What is curator Nigel Borell doing now?
When he’s not curating Lisa Reihana’s He Wai Ngunguru, or receiving special awards for his “significant impact on our arts and cultural landscape”, what is legendary 2021 Arts Foundation Laureate Nigel Borell up to these days?
After resigning from the Auckland Art Gallery in late 2020, during his massive, landmark Toi Tu Toi Ora contemporary Māori art survey, he “spent the first six months in the warm embrace of everyone’s experience of the show […] that was the most amazing antidote of all the hard work of getting to that finish line.” He’s excited to see how the next generation will further shape the show’s “big lofty ideas” about curation anchored in te ao Māori.
He’s now curator taonga Māori at the Auckland Museum, and looking forward to an overhaul of the iconic Māori Court by 2029, the Museum’s centenary. He hopes to show “Maori as a living culture [by] making sure the contemporary artists are living and breathing next to these taonga.”

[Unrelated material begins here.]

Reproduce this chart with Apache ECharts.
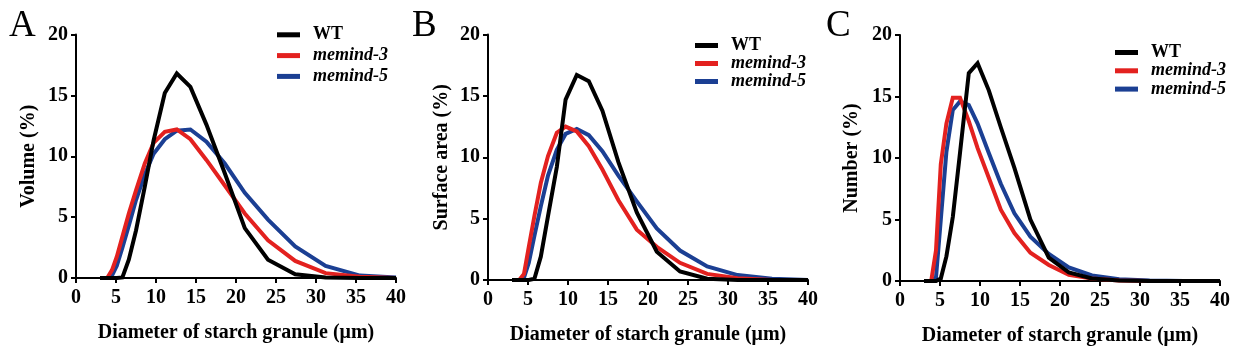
<!DOCTYPE html>
<html>
<head>
<meta charset="utf-8">
<script src="https://cdn.jsdelivr.net/npm/echarts@6/dist/echarts.min.js"></script>
<style>html,body{margin:0;padding:0;background:#fff}#c{width:1243px;height:363px}</style>
</head>
<body>
<div id="c"></div>
<script>
const seriesNames = ['WT', 'memind-3', 'memind-5'];
const panelLetters = ['A', 'B', 'C'];
const yTitles = ['Volume (%)', 'Surface area (%)', 'Number (%)'];
const xTitle = 'Diameter of starch granule (μm)';
const xTicks = [0, 5, 10, 15, 20, 25, 30, 35, 40];
const yTicks = [0, 5, 10, 15, 20];

const diameters = [3.0, 3.5, 3.9, 4.5, 5.1, 5.8, 6.6, 7.5, 8.6, 9.7, 11.1, 12.6, 14.3, 16.3, 18.6, 21.1, 24.0, 27.4, 31.2, 35.5, 40.0];

const volWT  = [0,0,0,0,0,0.05,1.5,3.9,7.5,11.3,15.2,16.8,15.7,12.6,8.6,4.1,1.5,0.3,0.05,0,0];
const volM3  = [0,0,0,0.65,1.75,3.4,5.3,7.2,9.4,11.1,12.0,12.2,11.4,9.7,7.6,5.3,3.1,1.4,0.4,0.1,0];
const volM5  = [0,0,0,0.2,1.0,2.5,4.3,6.4,8.5,10.2,11.4,12.1,12.2,11.2,9.4,7.0,4.8,2.6,1.0,0.2,0.05];

const surfWT = [0,0,0,0,0,0.1,1.9,5.2,9.2,14.7,16.7,16.2,13.8,9.6,5.5,2.3,0.7,0.1,0,0,0];
const surfM3 = [0,0,0,0.5,2.7,5.2,7.9,10.1,12.0,12.5,12.1,10.9,9.0,6.5,4.1,2.7,1.4,0.5,0.15,0,0];
const surfM5 = [0,0,0,0.2,1.4,3.6,6.0,8.5,10.6,11.9,12.3,11.8,10.5,8.5,6.4,4.2,2.4,1.1,0.4,0.1,0];

const numWT  = [0,0,0,0,0.2,2.0,5.2,10.4,16.9,17.7,15.5,12.5,9.2,5.0,1.9,0.7,0.2,0.05,0,0,0];
const numM3  = [0,0,0,2.5,9.5,12.8,14.9,14.9,13.0,10.8,8.4,5.8,3.9,2.3,1.3,0.5,0.2,0.05,0,0,0];
const numM5  = [0,0,0,0.3,5.0,10.5,13.9,14.6,14.3,12.8,10.4,7.9,5.5,3.6,2.2,1.1,0.45,0.15,0.05,0,0];

const panelData = [[volWT, volM3, volM5], [surfWT, surfM3, surfM5], [numWT, numM3, numM5]];

const colors = ['#000000', '#e3211f', '#1b3f93'];
const zs = [5, 4, 3];
const FONT = '"Liberation Serif", "Times New Roman", serif';

const grids = [
  {left: 76, top: 34.5, width: 320, height: 243.5},
  {left: 488, top: 34.5, width: 320, height: 245.5},
  {left: 900, top: 35, width: 320, height: 246}
];
const yNameGaps = [37, 36, 38];
const legendPos = [
  {left: 277, top: 25.8, gap: 2.8},
  {left: 695, top: 36.5, gap: 0},
  {left: 1115, top: 43.5, gap: 0.3}
];
const letterPos = [{left: 9, top: 8}, {left: 412, top: 8}, {left: 826, top: 8}];

const option = {
  animation: false,
  backgroundColor: '#ffffff',
  grid: grids,
  xAxis: grids.map((g, i) => ({
    gridIndex: i, type: 'value', min: 0, max: 40, interval: 5,
    name: xTitle, nameLocation: 'middle', nameGap: 45,
    nameTextStyle: {fontFamily: FONT, fontWeight: 'bold', fontSize: 20, color: '#000'},
    axisLine: {show: true, onZero: false, lineStyle: {color: '#000', width: 2}},
    axisTick: {show: true, length: 5, lineStyle: {color: '#000', width: 2}},
    axisLabel: {fontFamily: FONT, fontWeight: 'bold', fontSize: 20, color: '#000', margin: 10,
      formatter: v => xTicks.includes(v) ? String(v) : ''},
    splitLine: {show: false}
  })),
  yAxis: grids.map((g, i) => ({
    gridIndex: i, type: 'value', min: 0, max: 20, interval: 5,
    name: yTitles[i], nameLocation: 'middle', nameGap: yNameGaps[i],
    nameTextStyle: {fontFamily: FONT, fontWeight: 'bold', fontSize: 20, color: '#000'},
    axisLine: {show: true, lineStyle: {color: '#000', width: 2}},
    axisTick: {show: true, length: 5, lineStyle: {color: '#000', width: 2}},
    axisLabel: {fontFamily: FONT, fontWeight: 'bold', fontSize: 20, color: '#000', margin: 8,
      formatter: v => yTicks.includes(v) ? String(v) : ''},
    splitLine: {show: false}
  })),
  legend: legendPos.map(p => ({
    data: seriesNames, orient: 'vertical', left: p.left, top: p.top, padding: 0,
    itemWidth: 23, itemHeight: 5, itemGap: p.gap, icon: 'rect',
    selectedMode: false,
    textStyle: {fontFamily: FONT, fontWeight: 'bold', fontSize: 18, lineHeight: 15, color: '#000', padding: [0, 0, 0, 8],
      rich: {i: {fontFamily: FONT, fontWeight: 'bold', fontStyle: 'italic', fontSize: 18, lineHeight: 15, color: '#000'}}},
    formatter: n => n === 'WT' ? n : '{i|' + n + '}'
  })),
  graphic: panelLetters.map((L, i) => ({
    type: 'text', left: letterPos[i].left, top: letterPos[i].top,
    style: {text: L, fontFamily: FONT, fontSize: 37, fill: '#000'}
  })),
  series: []
};

panelData.forEach((sets, p) => {
  sets.forEach((vals, s) => {
    option.series.push({
      name: seriesNames[s], type: 'line', xAxisIndex: p, yAxisIndex: p,
      data: diameters.map((d, k) => [d, vals[k]]),
      showSymbol: false, symbol: 'none', smooth: false, z: zs[s],
      color: colors[s],
      lineStyle: {color: colors[s], width: 4, join: 'miter'},
      itemStyle: {color: colors[s]}
    });
  });
});

const chart = echarts.init(document.getElementById('c'), null, {renderer: 'canvas'});
chart.setOption(option);
</script>
</body>
</html>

And some of his own artwork is on display – exquisite, memorable kawakawa leaves (perhaps evoking bitter medicine) in acid-green brocade and paper cutouts – in “Muru”, a Papakura Art Gallery show (until July 29) accompanying a new library mural, led by Sir Haare Williams. Both show and mural are about Ngā Pakanga o Aotearoa, the New Zealand Land Wars, “quite a heavy kaupapa,” as Borell says. He agreed to the project to honour Matua Haare. “I value my relationships with my elders now that my parents have gone […] - the wisdom and just the way they centre you - I’ve become quite spoilt with that.”
Last but not least, Borell is now prioritising his own wellbeing. His new career mantra is “just to be like water, my friend,” he laughs, quoting Bruce Lee. “And not try and worry or over think it.” He and his twin sister Belinda celebrate their 50th birthday this year in Rarotonga.